### Required work
For the entries below, copy exactly the line that contains "Write the D3.js code for this chart." through the line that contains "80, 90, 100];", both ends included, and exclude all pictures.

Records from a data source:
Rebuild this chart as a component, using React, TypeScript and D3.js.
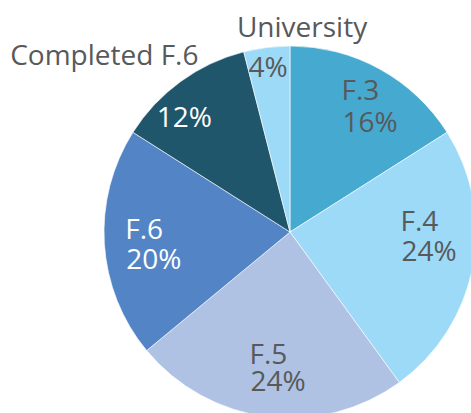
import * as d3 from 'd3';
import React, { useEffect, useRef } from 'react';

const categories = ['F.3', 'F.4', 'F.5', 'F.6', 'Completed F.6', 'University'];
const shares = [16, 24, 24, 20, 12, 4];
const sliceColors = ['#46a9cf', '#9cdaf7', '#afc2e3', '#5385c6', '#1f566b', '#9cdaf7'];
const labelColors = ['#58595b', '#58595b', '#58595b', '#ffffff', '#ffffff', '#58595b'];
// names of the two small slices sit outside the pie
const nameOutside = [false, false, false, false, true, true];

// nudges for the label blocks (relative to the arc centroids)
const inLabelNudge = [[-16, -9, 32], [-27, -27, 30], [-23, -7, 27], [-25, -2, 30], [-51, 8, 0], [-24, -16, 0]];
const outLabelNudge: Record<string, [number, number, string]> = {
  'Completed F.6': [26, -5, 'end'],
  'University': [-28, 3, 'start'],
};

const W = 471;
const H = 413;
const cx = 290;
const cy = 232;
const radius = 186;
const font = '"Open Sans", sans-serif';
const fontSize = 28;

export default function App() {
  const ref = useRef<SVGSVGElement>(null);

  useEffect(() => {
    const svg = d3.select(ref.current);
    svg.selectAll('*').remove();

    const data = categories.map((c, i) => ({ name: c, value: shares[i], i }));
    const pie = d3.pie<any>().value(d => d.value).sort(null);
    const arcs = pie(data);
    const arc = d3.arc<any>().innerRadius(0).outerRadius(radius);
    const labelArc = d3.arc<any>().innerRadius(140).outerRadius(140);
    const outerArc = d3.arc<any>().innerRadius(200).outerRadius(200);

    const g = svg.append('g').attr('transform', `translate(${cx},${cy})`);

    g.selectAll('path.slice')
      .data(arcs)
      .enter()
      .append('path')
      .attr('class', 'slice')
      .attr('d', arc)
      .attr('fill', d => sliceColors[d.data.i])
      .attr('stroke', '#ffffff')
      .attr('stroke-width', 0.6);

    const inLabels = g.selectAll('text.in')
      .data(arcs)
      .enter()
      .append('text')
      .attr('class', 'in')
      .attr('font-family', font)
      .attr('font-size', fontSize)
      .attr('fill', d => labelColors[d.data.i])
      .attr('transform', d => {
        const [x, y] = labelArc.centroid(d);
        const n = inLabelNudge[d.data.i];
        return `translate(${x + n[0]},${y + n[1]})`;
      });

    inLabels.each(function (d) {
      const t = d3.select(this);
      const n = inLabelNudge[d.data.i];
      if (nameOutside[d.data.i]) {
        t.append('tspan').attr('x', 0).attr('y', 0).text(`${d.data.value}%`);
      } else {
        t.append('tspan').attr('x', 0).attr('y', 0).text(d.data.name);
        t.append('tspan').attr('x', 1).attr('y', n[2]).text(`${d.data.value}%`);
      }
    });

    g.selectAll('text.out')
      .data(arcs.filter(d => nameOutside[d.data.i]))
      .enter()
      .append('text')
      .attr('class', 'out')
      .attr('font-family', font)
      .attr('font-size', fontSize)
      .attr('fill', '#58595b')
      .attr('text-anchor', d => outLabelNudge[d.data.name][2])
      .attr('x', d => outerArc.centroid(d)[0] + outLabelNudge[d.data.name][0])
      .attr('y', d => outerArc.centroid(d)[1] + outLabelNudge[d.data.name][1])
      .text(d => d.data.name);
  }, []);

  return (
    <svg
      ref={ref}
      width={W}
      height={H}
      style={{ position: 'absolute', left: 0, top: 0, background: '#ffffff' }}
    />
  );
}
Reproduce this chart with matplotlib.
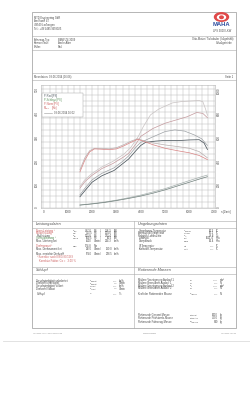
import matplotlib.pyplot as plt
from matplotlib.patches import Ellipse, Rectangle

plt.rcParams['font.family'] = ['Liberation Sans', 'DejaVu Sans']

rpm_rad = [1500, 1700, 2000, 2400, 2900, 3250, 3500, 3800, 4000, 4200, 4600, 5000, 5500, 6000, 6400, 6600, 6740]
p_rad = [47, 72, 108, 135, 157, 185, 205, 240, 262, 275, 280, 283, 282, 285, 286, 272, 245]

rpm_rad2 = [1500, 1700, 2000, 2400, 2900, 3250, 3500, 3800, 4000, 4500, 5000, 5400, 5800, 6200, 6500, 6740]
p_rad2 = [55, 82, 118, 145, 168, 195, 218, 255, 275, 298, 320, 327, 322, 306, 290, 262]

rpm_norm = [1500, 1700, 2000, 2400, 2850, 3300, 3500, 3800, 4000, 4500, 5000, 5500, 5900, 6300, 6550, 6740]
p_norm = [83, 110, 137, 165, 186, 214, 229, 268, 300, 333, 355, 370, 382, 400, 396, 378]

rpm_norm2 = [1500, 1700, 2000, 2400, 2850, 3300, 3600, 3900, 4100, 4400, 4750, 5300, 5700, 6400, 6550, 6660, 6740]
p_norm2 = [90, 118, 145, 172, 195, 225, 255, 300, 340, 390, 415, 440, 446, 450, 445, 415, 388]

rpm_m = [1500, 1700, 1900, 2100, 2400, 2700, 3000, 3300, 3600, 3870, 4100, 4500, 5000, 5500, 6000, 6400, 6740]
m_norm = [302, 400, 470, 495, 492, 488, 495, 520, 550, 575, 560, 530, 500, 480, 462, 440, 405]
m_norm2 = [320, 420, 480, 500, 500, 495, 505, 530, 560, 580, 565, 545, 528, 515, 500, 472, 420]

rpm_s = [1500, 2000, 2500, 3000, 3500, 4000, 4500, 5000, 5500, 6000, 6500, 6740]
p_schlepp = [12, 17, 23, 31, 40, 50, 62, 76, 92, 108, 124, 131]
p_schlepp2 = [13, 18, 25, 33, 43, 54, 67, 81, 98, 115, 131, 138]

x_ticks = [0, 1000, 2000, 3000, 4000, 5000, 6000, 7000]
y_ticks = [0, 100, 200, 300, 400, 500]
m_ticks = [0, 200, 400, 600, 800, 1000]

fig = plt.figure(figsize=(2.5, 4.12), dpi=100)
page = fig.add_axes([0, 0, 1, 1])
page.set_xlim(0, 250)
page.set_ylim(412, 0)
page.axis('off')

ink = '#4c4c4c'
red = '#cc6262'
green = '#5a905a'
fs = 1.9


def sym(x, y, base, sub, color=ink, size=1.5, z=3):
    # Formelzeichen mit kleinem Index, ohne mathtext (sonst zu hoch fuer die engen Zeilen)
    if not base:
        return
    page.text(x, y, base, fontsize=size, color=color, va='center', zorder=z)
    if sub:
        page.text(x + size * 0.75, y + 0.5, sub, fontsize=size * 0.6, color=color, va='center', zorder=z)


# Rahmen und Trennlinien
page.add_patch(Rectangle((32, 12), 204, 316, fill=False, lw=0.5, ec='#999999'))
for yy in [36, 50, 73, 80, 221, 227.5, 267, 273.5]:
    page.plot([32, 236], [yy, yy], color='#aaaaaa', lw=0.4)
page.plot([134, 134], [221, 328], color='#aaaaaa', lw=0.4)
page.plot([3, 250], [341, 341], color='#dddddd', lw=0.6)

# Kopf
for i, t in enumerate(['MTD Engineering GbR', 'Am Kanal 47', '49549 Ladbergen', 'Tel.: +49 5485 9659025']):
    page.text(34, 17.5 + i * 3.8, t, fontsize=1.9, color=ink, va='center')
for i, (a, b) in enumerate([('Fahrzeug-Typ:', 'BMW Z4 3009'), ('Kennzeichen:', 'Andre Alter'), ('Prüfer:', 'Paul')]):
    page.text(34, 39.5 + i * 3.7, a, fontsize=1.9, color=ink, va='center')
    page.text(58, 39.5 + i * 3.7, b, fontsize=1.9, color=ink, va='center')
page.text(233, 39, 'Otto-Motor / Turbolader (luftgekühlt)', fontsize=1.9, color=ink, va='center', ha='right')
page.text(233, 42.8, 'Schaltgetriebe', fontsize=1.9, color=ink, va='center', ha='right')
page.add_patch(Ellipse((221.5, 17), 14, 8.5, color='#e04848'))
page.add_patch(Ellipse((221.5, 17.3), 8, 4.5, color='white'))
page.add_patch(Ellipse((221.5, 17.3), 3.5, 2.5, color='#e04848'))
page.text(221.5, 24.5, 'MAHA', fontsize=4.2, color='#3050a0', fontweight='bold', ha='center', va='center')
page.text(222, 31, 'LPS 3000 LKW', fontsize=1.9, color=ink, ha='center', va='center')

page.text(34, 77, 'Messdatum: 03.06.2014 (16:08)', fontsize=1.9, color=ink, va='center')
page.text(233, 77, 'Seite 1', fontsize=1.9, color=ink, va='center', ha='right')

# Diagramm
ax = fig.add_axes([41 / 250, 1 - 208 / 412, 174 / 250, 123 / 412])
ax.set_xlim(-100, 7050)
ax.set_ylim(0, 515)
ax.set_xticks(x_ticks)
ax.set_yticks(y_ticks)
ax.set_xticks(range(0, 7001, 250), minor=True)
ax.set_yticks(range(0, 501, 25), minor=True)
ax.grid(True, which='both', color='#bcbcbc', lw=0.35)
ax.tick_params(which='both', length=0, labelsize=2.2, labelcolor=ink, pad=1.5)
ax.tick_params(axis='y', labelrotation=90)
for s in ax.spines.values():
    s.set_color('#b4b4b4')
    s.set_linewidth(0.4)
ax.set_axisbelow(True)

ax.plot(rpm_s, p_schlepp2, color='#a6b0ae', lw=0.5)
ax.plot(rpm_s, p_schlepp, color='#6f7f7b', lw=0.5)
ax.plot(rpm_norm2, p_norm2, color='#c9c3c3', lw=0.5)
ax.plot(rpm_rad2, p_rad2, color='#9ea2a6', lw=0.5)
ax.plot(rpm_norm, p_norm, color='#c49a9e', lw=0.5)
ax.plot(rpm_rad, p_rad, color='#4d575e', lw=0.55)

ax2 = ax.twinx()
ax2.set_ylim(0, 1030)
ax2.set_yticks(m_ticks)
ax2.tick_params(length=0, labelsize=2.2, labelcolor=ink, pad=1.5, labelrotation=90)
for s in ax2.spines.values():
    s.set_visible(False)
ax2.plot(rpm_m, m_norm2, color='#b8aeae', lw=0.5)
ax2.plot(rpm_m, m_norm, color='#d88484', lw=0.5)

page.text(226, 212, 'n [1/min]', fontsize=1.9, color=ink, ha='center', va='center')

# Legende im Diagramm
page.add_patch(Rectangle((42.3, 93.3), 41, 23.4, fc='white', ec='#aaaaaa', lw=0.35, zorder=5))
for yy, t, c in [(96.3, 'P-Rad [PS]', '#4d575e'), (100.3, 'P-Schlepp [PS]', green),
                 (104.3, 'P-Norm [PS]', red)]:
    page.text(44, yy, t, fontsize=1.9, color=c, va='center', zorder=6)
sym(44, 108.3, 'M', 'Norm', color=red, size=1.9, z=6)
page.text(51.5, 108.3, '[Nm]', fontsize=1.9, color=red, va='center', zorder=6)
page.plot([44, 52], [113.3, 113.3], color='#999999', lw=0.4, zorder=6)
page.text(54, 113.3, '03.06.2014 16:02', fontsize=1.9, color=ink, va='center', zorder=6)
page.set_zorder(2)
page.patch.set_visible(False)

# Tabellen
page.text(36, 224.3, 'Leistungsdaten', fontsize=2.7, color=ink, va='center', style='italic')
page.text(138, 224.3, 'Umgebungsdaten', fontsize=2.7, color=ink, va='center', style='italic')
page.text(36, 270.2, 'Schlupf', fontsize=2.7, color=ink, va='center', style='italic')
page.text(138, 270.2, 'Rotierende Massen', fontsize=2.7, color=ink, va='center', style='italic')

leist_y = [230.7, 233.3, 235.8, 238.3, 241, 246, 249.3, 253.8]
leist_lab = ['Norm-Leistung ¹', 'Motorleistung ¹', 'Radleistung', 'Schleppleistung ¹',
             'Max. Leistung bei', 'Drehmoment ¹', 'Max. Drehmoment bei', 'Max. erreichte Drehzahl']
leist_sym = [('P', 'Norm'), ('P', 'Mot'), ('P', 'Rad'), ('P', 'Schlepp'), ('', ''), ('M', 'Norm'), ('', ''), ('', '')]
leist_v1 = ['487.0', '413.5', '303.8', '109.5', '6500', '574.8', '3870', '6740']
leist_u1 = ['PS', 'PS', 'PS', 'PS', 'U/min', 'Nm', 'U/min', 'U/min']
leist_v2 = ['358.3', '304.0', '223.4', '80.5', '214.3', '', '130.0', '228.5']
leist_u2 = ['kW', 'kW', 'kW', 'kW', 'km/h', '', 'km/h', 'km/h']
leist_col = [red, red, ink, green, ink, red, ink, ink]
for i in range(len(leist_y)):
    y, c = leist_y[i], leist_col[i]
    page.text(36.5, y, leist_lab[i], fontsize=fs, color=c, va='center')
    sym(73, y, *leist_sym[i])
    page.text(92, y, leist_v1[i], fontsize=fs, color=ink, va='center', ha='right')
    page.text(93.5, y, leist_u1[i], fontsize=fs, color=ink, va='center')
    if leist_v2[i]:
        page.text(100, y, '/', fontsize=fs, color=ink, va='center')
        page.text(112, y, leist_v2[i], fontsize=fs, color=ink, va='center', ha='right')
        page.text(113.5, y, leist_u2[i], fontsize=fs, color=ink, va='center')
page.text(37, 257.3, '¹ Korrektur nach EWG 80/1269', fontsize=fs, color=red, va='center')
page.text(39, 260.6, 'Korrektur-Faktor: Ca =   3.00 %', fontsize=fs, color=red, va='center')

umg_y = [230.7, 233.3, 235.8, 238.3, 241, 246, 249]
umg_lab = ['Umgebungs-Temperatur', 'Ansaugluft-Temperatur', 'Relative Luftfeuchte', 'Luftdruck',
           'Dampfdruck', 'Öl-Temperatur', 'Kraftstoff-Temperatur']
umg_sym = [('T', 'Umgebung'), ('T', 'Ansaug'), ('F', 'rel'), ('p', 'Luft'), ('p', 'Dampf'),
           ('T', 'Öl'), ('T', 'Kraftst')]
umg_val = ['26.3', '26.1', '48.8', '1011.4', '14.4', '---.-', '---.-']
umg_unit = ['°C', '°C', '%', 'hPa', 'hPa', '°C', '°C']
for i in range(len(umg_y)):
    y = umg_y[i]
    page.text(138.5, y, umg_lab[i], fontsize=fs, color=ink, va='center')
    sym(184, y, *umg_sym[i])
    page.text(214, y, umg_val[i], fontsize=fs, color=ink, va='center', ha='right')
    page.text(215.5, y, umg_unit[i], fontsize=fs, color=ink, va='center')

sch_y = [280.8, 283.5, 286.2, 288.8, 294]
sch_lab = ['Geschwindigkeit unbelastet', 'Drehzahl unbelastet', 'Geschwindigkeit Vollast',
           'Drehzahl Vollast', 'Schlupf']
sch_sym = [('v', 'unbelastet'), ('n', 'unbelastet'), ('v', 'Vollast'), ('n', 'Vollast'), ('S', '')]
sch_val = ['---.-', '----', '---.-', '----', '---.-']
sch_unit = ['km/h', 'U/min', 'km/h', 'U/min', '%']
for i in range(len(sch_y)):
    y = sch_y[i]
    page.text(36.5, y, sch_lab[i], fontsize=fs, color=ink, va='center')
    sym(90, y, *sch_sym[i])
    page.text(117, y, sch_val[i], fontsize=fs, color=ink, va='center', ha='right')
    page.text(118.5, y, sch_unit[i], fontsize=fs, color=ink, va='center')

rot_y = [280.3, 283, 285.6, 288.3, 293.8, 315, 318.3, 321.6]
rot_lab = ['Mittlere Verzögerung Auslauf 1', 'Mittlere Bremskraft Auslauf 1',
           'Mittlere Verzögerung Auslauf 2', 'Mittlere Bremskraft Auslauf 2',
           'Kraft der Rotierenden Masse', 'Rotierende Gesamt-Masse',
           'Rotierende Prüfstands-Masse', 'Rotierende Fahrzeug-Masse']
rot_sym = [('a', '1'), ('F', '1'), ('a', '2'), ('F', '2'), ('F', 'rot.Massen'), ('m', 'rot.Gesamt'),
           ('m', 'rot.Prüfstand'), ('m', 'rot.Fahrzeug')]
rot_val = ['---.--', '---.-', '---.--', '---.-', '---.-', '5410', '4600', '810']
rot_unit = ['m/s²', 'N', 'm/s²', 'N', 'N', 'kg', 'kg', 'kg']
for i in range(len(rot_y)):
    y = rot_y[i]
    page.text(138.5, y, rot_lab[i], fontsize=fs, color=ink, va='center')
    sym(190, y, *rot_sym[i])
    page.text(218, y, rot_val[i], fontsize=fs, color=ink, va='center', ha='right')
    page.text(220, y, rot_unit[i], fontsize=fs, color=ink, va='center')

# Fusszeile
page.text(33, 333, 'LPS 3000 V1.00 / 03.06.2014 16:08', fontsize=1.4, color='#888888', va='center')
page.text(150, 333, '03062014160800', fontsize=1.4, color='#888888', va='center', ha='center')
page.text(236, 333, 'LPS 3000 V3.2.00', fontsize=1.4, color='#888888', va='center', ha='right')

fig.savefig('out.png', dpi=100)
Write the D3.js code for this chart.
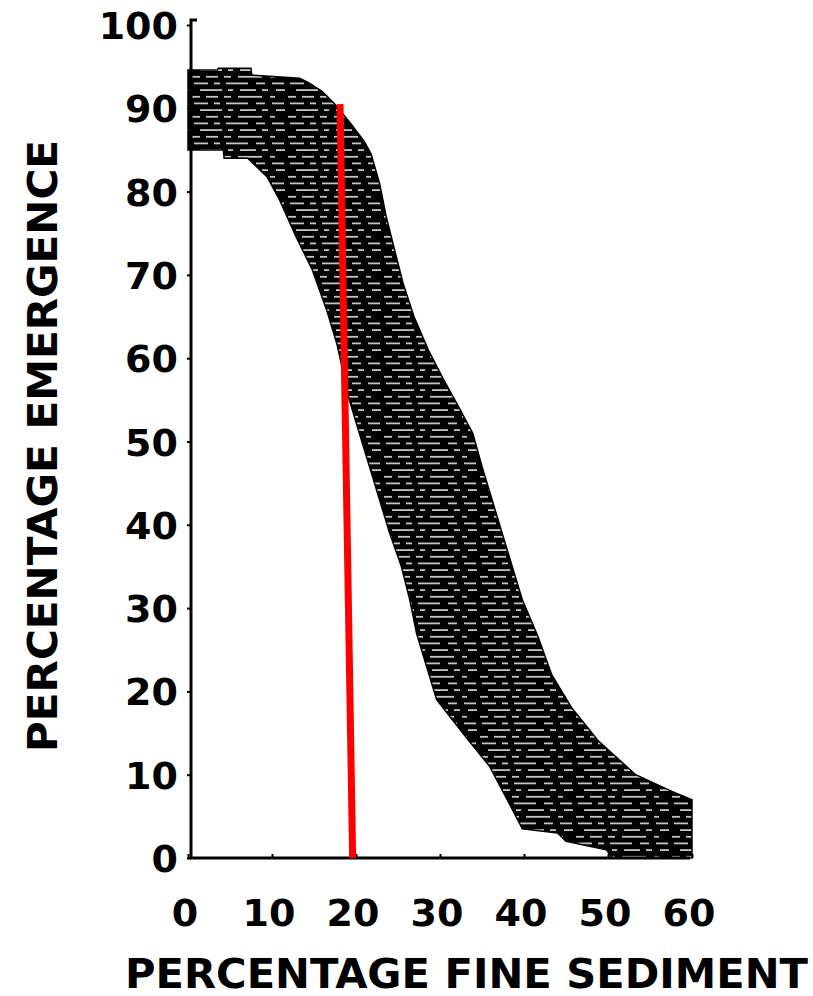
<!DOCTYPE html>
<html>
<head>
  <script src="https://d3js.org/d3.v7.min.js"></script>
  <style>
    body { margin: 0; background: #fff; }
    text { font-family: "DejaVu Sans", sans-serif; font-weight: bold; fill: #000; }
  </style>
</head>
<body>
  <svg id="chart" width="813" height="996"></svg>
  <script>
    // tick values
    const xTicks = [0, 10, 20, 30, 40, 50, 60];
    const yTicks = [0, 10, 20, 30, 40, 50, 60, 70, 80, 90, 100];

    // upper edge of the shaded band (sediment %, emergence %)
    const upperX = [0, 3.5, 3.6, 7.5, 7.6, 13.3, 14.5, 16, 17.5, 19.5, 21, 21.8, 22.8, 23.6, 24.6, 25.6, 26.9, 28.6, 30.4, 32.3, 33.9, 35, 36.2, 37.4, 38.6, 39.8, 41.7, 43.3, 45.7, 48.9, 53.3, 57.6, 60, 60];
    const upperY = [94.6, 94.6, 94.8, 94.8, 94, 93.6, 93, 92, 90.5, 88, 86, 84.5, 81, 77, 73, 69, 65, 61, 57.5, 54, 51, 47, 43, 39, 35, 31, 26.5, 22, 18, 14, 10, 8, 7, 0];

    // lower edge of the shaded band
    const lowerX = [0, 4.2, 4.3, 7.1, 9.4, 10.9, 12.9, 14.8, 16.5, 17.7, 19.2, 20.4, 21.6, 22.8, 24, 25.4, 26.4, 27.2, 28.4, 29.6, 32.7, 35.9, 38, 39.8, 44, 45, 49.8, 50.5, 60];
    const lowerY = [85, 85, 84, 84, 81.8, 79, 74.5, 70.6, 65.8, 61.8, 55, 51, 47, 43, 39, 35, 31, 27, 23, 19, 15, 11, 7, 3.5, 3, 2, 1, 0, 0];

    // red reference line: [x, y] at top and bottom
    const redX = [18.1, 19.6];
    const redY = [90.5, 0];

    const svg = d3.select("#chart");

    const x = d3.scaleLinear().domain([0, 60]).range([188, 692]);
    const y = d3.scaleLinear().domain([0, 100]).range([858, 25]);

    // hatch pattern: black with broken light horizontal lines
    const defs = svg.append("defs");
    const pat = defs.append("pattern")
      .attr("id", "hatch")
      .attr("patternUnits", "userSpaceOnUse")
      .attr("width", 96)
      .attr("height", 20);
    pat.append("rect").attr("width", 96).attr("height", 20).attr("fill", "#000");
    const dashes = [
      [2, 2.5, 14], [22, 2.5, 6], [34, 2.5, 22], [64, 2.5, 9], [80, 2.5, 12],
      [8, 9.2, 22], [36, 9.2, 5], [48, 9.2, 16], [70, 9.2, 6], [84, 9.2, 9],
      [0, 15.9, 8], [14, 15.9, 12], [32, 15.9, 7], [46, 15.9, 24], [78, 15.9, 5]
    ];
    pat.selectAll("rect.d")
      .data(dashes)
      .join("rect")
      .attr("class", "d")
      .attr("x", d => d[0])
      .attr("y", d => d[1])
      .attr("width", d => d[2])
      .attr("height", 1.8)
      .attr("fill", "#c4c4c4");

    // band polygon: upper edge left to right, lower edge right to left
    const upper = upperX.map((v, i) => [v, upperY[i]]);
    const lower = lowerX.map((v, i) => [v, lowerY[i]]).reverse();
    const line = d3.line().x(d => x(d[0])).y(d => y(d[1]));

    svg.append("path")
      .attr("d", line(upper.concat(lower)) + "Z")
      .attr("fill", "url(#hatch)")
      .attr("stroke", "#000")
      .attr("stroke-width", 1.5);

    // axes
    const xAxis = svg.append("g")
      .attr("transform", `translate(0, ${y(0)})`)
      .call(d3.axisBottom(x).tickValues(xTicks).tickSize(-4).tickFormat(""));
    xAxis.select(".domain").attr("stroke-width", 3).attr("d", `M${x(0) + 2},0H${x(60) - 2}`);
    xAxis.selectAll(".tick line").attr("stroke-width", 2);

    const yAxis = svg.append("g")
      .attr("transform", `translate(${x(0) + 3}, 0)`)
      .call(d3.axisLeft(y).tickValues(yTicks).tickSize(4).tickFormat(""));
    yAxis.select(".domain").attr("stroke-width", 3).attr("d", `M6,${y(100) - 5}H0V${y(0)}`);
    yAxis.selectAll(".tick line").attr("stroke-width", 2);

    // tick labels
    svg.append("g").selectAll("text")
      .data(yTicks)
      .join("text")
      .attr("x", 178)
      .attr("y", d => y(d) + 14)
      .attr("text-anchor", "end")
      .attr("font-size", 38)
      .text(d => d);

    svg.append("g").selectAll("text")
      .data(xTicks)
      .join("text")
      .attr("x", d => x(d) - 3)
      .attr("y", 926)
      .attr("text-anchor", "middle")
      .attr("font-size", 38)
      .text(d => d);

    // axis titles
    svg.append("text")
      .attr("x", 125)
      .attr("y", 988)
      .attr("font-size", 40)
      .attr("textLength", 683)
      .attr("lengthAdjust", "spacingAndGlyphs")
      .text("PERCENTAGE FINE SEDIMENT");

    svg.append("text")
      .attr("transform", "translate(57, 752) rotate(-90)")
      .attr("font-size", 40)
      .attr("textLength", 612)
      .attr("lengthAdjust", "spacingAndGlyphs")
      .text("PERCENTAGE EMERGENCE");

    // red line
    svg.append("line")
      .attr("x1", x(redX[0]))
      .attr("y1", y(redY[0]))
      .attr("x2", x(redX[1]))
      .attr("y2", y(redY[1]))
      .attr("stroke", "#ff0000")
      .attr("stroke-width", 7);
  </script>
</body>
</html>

### Answer to the task
Write the D3.js code for this chart.
<!DOCTYPE html>
<html>
<head>
  <script src="https://d3js.org/d3.v7.min.js"></script>
  <style>
    body { margin: 0; background: #fff; }
    text { font-family: "DejaVu Sans", sans-serif; font-weight: bold; fill: #000; }
  </style>
</head>
<body>
  <svg id="chart" width="813" height="996"></svg>
  <script>
    // tick values
    const xTicks = [0, 10, 20, 30, 40, 50, 60];
    const yTicks = [0, 10, 20, 30, 40, 50, 60, 70, 80, 90, 100];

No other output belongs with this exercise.